▶ **DATA RECORDS**

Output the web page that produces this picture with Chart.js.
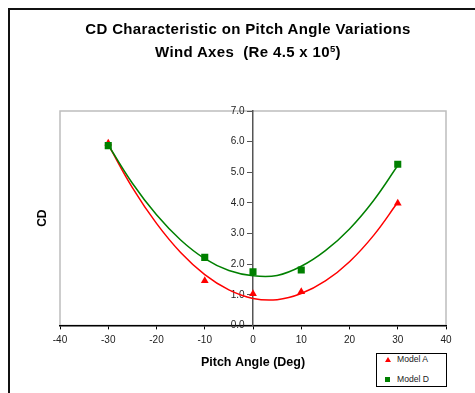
<!DOCTYPE html>
<html lang="en">

<head>
    <meta charset="UTF-8">
    <title>CD Characteristic on Pitch Angle Variations</title>
    <script src="https://cdn.jsdelivr.net/npm/chart.js"></script>
    <style>
        body { margin: 0; background: #fff; font-family: "Liberation Sans", Arial, sans-serif; }
        #wrap { position: relative; width: 475px; height: 393px; overflow: hidden; background: #fff; }
        #frame { position: absolute; left: 8px; top: 8px; width: 480px; height: 400px;
                 border-left: 2px solid #111; border-top: 2px solid #111; }
        #title { position: absolute; left: 21px; width: 454px; top: 18px; text-align: center;
                 font-weight: bold; font-size: 15px; letter-spacing: 0.35px; line-height: 22.5px; color: #000; }
        #title sup { font-size: 9.5px; vertical-align: 5px; line-height: 0; }
        #chart { position: absolute; left: 0; top: 0; }
        #legend { position: absolute; left: 376px; top: 353px; width: 69px; height: 32px;
                  border: 1px solid #000; background: #fff; font-size: 8.6px; color: #222; }
        .row { position: absolute; left: 0; height: 11px; line-height: 11px; width: 100%; }
        .row span.txt { position: absolute; left: 20px; top: 0; }
        .tri { position: absolute; left: 8px; top: 3px; width: 0; height: 0;
               border-left: 3px solid transparent; border-right: 3px solid transparent; border-bottom: 5px solid red; }
        .sq { position: absolute; left: 8px; top: 3px; width: 5px; height: 5px; }
    </style>
</head>

<body>
    <div id="wrap">
        <div id="frame"></div>
        <canvas id="chart" width="475" height="393"></canvas>
        <div id="title">CD Characteristic on Pitch Angle Variations<br>Wind Axes&nbsp; (Re 4.5 x 10<sup>5</sup>)</div>
        <div id="legend"></div>
    </div>

    <script>
        // measured points
        const pitchAngles = [-30, -10, 0, 10, 30];
        const cdModelA = [5.95, 1.46, 1.03, 1.10, 3.99];
        const cdModelD = [5.87, 2.22, 1.75, 1.81, 5.26];

        // trend curves
        const trendAngles = [-30, -25, -20, -15, -10, -5, 0, 5, 10, 15, 20, 25, 30];
        const trendModelA = [5.90, 4.50, 3.33, 2.38, 1.66, 1.16, 0.88, 0.84, 1.04, 1.45, 2.08, 2.94, 4.02];
        const trendModelD = [5.89, 4.64, 3.61, 2.79, 2.18, 1.79, 1.62, 1.63, 1.93, 2.44, 3.15, 4.08, 5.22];

        const seriesNames = ['Model A', 'Model D'];
        const seriesColors = ['#ff0000', '#008000'];
        const seriesMarkers = ['triangle', 'rect'];

        const xMin = -40, xMax = 40, xStep = 10;
        const yMin = 0, yMax = 7, yStep = 1;
        const yAxisTitle = 'CD';
        const xAxisTitle = 'Pitch Angle (Deg)';

        const toPoints = (xs, ys) => xs.map((x, i) => ({ x: x, y: ys[i] }));

        Chart.defaults.font.family = '"Liberation Sans", Arial, sans-serif';

        // light grey plot frame + rotated y title
        const plotFrame = {
            id: 'plotFrame',
            beforeDraw(chart) {
                const { ctx, chartArea: a } = chart;
                ctx.save();
                ctx.strokeStyle = '#bdbdbd';
                ctx.lineWidth = 1.5;
                ctx.strokeRect(a.left, a.top, a.right - a.left, a.bottom - a.top);
                ctx.restore();
            },
            afterDraw(chart) {
                const { ctx, chartArea: a } = chart;
                ctx.save();
                ctx.translate(43, (a.top + a.bottom) / 2);
                ctx.rotate(-Math.PI / 2);
                ctx.font = 'bold 12px "Liberation Sans", Arial, sans-serif';
                ctx.fillStyle = '#000';
                ctx.textAlign = 'center';
                ctx.textBaseline = 'middle';
                ctx.fillText(yAxisTitle, 0, 0);
                ctx.restore();
            }
        };

        const ctx = document.getElementById('chart').getContext('2d');
        const chart = new Chart(ctx, {
            type: 'scatter',
            data: {
                datasets: [
                    {
                        label: seriesNames[1],
                        data: toPoints(pitchAngles, cdModelD),
                        backgroundColor: seriesColors[1],
                        borderColor: seriesColors[1],
                        pointStyle: seriesMarkers[1],
                        pointRadius: 5,
                        pointBorderWidth: 0,
                    },
                    {
                        label: seriesNames[0],
                        data: toPoints(pitchAngles, cdModelA),
                        backgroundColor: seriesColors[0],
                        borderColor: seriesColors[0],
                        pointStyle: seriesMarkers[0],
                        pointRadius: 4.5,
                        pointBorderWidth: 0,
                    },
                    {
                        label: 'trend D',
                        data: toPoints(trendAngles, trendModelD),
                        showLine: true,
                        borderColor: seriesColors[1],
                        borderWidth: 1.5,
                        pointRadius: 0,
                        tension: 0.4,
                    },
                    {
                        label: 'trend A',
                        data: toPoints(trendAngles, trendModelA),
                        showLine: true,
                        borderColor: seriesColors[0],
                        borderWidth: 1.5,
                        pointRadius: 0,
                        tension: 0.4,
                    },
                ]
            },
            options: {
                responsive: false,
                animation: false,
                devicePixelRatio: 1,
                layout: { padding: { left: 60, right: 29, top: 111, bottom: 22.6 } },
                plugins: {
                    legend: { display: false },
                    title: { display: false },
                    tooltip: { enabled: false },
                },
                scales: {
                    x: {
                        type: 'linear',
                        min: xMin, max: xMax,
                        ticks: { stepSize: xStep, color: '#222', font: { size: 10 }, padding: 5 },
                        grid: { drawOnChartArea: false, tickLength: 4, tickColor: '#000' },
                        border: { color: '#000', width: 1.5 },
                        title: {
                            display: true, text: xAxisTitle, color: '#000',
                            font: { size: 12.5, weight: 'bold' }, padding: { top: 4, bottom: 0 }
                        },
                    },
                    y: {
                        position: { x: 0 },
                        min: yMin, max: yMax,
                        ticks: {
                            stepSize: yStep, color: '#222', font: { size: 10 },
                            // labels sit left of the centre axis, clear of the tick marks
                            callback: v => v.toFixed(1) + '   '
                        },
                        grid: { drawOnChartArea: false, tickLength: 5, tickColor: '#555' },
                        border: { color: '#555', width: 1.5 },
                    }
                }
            },
            plugins: [plotFrame]
        });

        // legend box, built from the series names
        const legend = document.getElementById('legend');
        legend.innerHTML = seriesNames.map((name, i) => `
            <div class="row" style="top:${i * 19.5}px">
                <span class="${seriesMarkers[i] === 'triangle' ? 'tri' : 'sq'}" style="${seriesMarkers[i] === 'rect' ? 'background:' + seriesColors[i] : ''}"></span>
                <span class="txt">${name}</span>
            </div>
        `).join('');
    </script>
</body>

</html>
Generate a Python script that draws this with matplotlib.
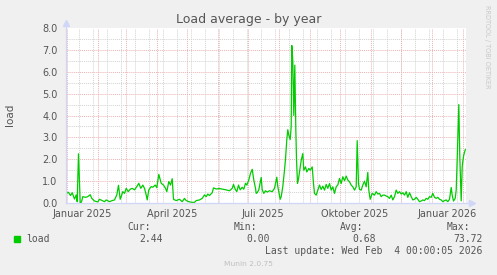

▶ **WRITTEN EXERCISE**
Your copy should hold every record word for word and none of the pictures.

▶ **EXERCISE OUTPUT**
Output the web page that produces this picture with Chart.js.
<!DOCTYPE html>
<html lang="en">

<head>
    <meta charset="UTF-8">
    <title>CD Characteristic on Pitch Angle Variations</title>
    <script src="https://cdn.jsdelivr.net/npm/chart.js"></script>
    <style>
        body { margin: 0; background: #fff; font-family: "Liberation Sans", Arial, sans-serif; }
        #wrap { position: relative; width: 475px; height: 393px; overflow: hidden; background: #fff; }
        #frame { position: absolute; left: 8px; top: 8px; width: 480px; height: 400px;
                 border-left: 2px solid #111; border-top: 2px solid #111; }
        #title { position: absolute; left: 21px; width: 454px; top: 18px; text-align: center;
                 font-weight: bold; font-size: 15px; letter-spacing: 0.35px; line-height: 22.5px; color: #000; }
        #title sup { font-size: 9.5px; vertical-align: 5px; line-height: 0; }
        #chart { position: absolute; left: 0; top: 0; }
        #legend { position: absolute; left: 376px; top: 353px; width: 69px; height: 32px;
                  border: 1px solid #000; background: #fff; font-size: 8.6px; color: #222; }
        .row { position: absolute; left: 0; height: 11px; line-height: 11px; width: 100%; }
        .row span.txt { position: absolute; left: 20px; top: 0; }
        .tri { position: absolute; left: 8px; top: 3px; width: 0; height: 0;
               border-left: 3px solid transparent; border-right: 3px solid transparent; border-bottom: 5px solid red; }
        .sq { position: absolute; left: 8px; top: 3px; width: 5px; height: 5px; }
    </style>
</head>

<body>
    <div id="wrap">
        <div id="frame"></div>
        <canvas id="chart" width="475" height="393"></canvas>
        <div id="title">CD Characteristic on Pitch Angle Variations<br>Wind Axes&nbsp; (Re 4.5 x 10<sup>5</sup>)</div>
        <div id="legend"></div>
    </div>

    <script>
        // measured points
        const pitchAngles = [-30, -10, 0, 10, 30];
        const cdModelA = [5.95, 1.46, 1.03, 1.10, 3.99];
        const cdModelD = [5.87, 2.22, 1.75, 1.81, 5.26];

        // trend curves
        const trendAngles = [-30, -25, -20, -15, -10, -5, 0, 5, 10, 15, 20, 25, 30];
        const trendModelA = [5.90, 4.50, 3.33, 2.38, 1.66, 1.16, 0.88, 0.84, 1.04, 1.45, 2.08, 2.94, 4.02];
        const trendModelD = [5.89, 4.64, 3.61, 2.79, 2.18, 1.79, 1.62, 1.63, 1.93, 2.44, 3.15, 4.08, 5.22];

        const seriesNames = ['Model A', 'Model D'];
        const seriesColors = ['#ff0000', '#008000'];
        const seriesMarkers = ['triangle', 'rect'];

        const xMin = -40, xMax = 40, xStep = 10;
        const yMin = 0, yMax = 7, yStep = 1;
        const yAxisTitle = 'CD';
        const xAxisTitle = 'Pitch Angle (Deg)';

        const toPoints = (xs, ys) => xs.map((x, i) => ({ x: x, y: ys[i] }));

        Chart.defaults.font.family = '"Liberation Sans", Arial, sans-serif';

        // light grey plot frame + rotated y title
        const plotFrame = {
            id: 'plotFrame',
            beforeDraw(chart) {
                const { ctx, chartArea: a } = chart;
                ctx.save();
                ctx.strokeStyle = '#bdbdbd';
                ctx.lineWidth = 1.5;
                ctx.strokeRect(a.left, a.top, a.right - a.left, a.bottom - a.top);
                ctx.restore();
            },
            afterDraw(chart) {
                const { ctx, chartArea: a } = chart;
                ctx.save();
                ctx.translate(43, (a.top + a.bottom) / 2);
                ctx.rotate(-Math.PI / 2);
                ctx.font = 'bold 12px "Liberation Sans", Arial, sans-serif';
                ctx.fillStyle = '#000';
                ctx.textAlign = 'center';
                ctx.textBaseline = 'middle';
                ctx.fillText(yAxisTitle, 0, 0);
                ctx.restore();
            }
        };

        const ctx = document.getElementById('chart').getContext('2d');
        const chart = new Chart(ctx, {
            type: 'scatter',
            data: {
                datasets: [
                    {
                        label: seriesNames[1],
                        data: toPoints(pitchAngles, cdModelD),
                        backgroundColor: seriesColors[1],
                        borderColor: seriesColors[1],
                        pointStyle: seriesMarkers[1],
                        pointRadius: 5,
                        pointBorderWidth: 0,
                    },
                    {
                        label: seriesNames[0],
                        data: toPoints(pitchAngles, cdModelA),
                        backgroundColor: seriesColors[0],
                        borderColor: seriesColors[0],
                        pointStyle: seriesMarkers[0],
                        pointRadius: 4.5,
                        pointBorderWidth: 0,
                    },
                    {
                        label: 'trend D',
                        data: toPoints(trendAngles, trendModelD),
                        showLine: true,
                        borderColor: seriesColors[1],
                        borderWidth: 1.5,
                        pointRadius: 0,
                        tension: 0.4,
                    },
                    {
                        label: 'trend A',
                        data: toPoints(trendAngles, trendModelA),
                        showLine: true,
                        borderColor: seriesColors[0],
                        borderWidth: 1.5,
                        pointRadius: 0,
                        tension: 0.4,
                    },
                ]
            },
            options: {
                responsive: false,
                animation: false,
                devicePixelRatio: 1,
                layout: { padding: { left: 60, right: 29, top: 111, bottom: 22.6 } },
                plugins: {
                    legend: { display: false },
                    title: { display: false },
                    tooltip: { enabled: false },
                },
                scales: {
                    x: {
                        type: 'linear',
                        min: xMin, max: xMax,
                        ticks: { stepSize: xStep, color: '#222', font: { size: 10 }, padding: 5 },
                        grid: { drawOnChartArea: false, tickLength: 4, tickColor: '#000' },
                        border: { color: '#000', width: 1.5 },
                        title: {
                            display: true, text: xAxisTitle, color: '#000',
                            font: { size: 12.5, weight: 'bold' }, padding: { top: 4, bottom: 0 }
                        },
                    },
                    y: {
                        position: { x: 0 },
                        min: yMin, max: yMax,
                        ticks: {
                            stepSize: yStep, color: '#222', font: { size: 10 },
                            // labels sit left of the centre axis, clear of the tick marks
                            callback: v => v.toFixed(1) + '   '
                        },
                        grid: { drawOnChartArea: false, tickLength: 5, tickColor: '#555' },
                        border: { color: '#555', width: 1.5 },
                    }
                }
            },
            plugins: [plotFrame]
        });

        // legend box, built from the series names
        const legend = document.getElementById('legend');
        legend.innerHTML = seriesNames.map((name, i) => `
            <div class="row" style="top:${i * 19.5}px">
                <span class="${seriesMarkers[i] === 'triangle' ? 'tri' : 'sq'}" style="${seriesMarkers[i] === 'rect' ? 'background:' + seriesColors[i] : ''}"></span>
                <span class="txt">${name}</span>
            </div>
        `).join('');
    </script>
</body>

</html>
Generate a Python script that draws this with matplotlib.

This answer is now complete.